Two men have been charged with her killing, which investigators are treating as anti-Semitic.
The pair attacked "an innocent and vulnerable woman because she was Jewish and who thus profaned our sacred values and our memory," said Macron.
A solemn march will be held this morning NZT in memory, but the event was hit with controversy after France's main Jewish umbrella group, Crif, said far-left and right leaders were not welcome. Marine Le Pen and Jean-Luc Mélenchon say they will attend regardless, while the victim's son said it was wrong to ban people.
Macron's Government has come under fire from right-wing opponents who claim that the attack could have been prevented.
Lakdim had been on a list of suspected extremists since 2014 and was being monitored.
He had been summoned by anti-terror police for questioning this month, but Gérard Collomb, the Interior Minister confirmed today that agents had decided to lower surveillance a notch before the attack.
He said "ultimately no one thought that there would be a hasty attack" by Lakdim, a Moroccan-born French resident with dual nationality.
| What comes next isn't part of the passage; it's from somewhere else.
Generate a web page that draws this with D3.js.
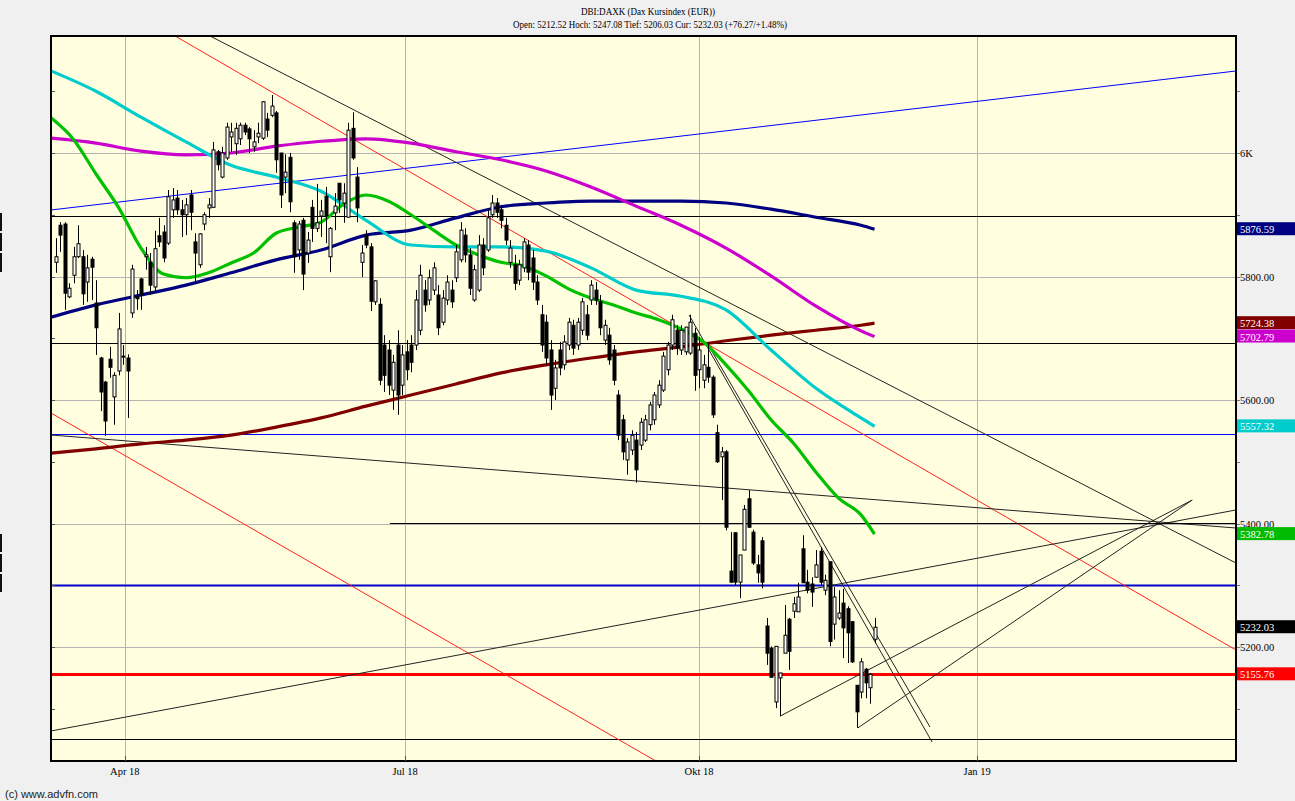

How could they know he would act hours after taking a child to school, he asked.
Far-right leader Marine Le Pen accused the Government of exploiting the grief over Beltrame to "escape from its own incompetence and cowardice" in failing to tackle Islamic extremism.
Prime Minister Edouard Philippe hit back at the criticism yesterday, telling Parliament: "Those who say ignorantly that this attack could have been avoided, those who promise people zero risk - I say to them, these people bear a heavy responsibility in speaking so casually."